Larry explained what he was doing to his CPA Steve (Larry Wilmore). Steve wanted in on it. Marge suggested letting the whole community in on it. Let their kids in on it. More money to purchase tickets meant more profits. The town formed a corporation and Marge and Jerry spent days every month peering at lottery tickets (thousands of them) to find 2, 3, and 4 number winners.

Eventually they had to start driving 8 hours to Massachusetts to buy the tickets at a liquor store run by Bill (Rainn Wilson). He thought they were a couple of goofy old folks at first, but soon wanted in on it too. Jerry, Marge, and Bill became good friends as they spent days in his store printing lottery tickets every three weeks.

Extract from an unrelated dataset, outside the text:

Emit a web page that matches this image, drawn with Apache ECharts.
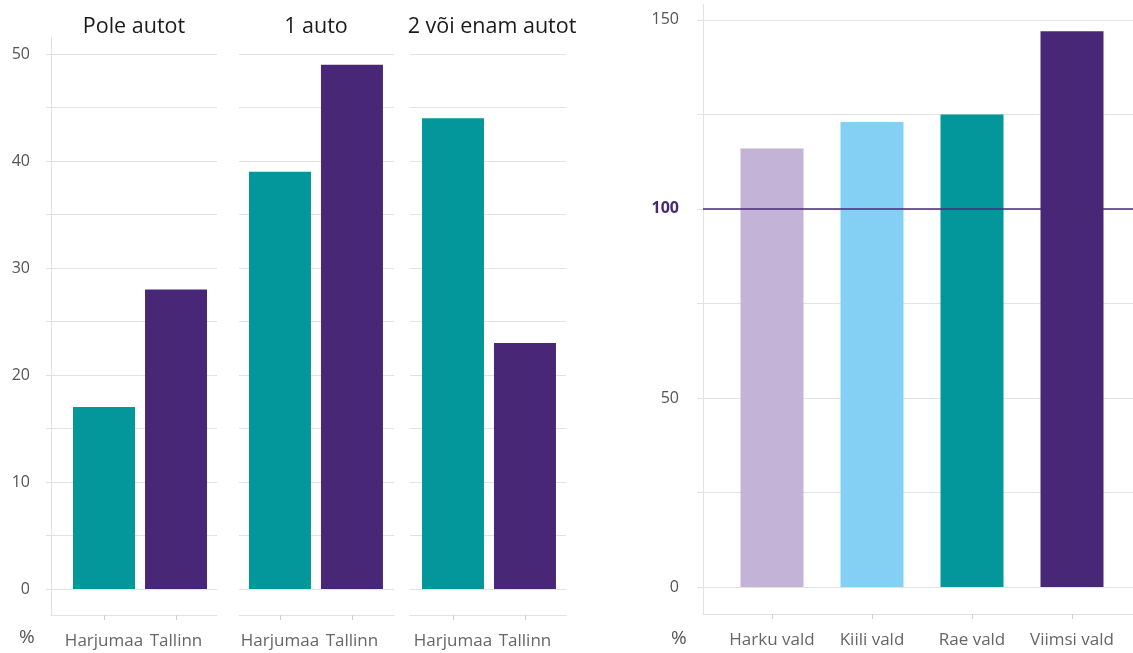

While the townspeople were busy reopening small businesses, repairing the town infrastructure, and buying Corvettes, a smart kid at Harvard, Tyler (Uly Schlesinger), noticed the same flaw in the lottery system. He recruited his fellow students to do basically the same thing Jerry and Marge were doing, but he wasn’t sharing the wealth with anybody. When he heard about the old couple doing the same thing, he tried to sabotage them.
A newspaper reporter, Maya (Tracie Thoms), wrote about what they were doing and the whole scheme fell apart. But the benefits to Marge and Jerry’s community and family were already in place.
Not all the details are exactly true in the movie, but you see the real Jerry and Marge in the credits at the end. The story is true enough to be heartwarming and worth watching. It’s light and fun and filled with lovable characters and only a few villains.
You can find Jerry and Marge Go Large streaming on Paramount + or you can rent it from Apple TV+, Google Play, Prime Video, or a couple of other places.
P.S. The Massachusetts State Lottery has since changed the way they do things to eliminate the statistical loophole that let Jerry and Marge win millions legally. I know . . . bummer.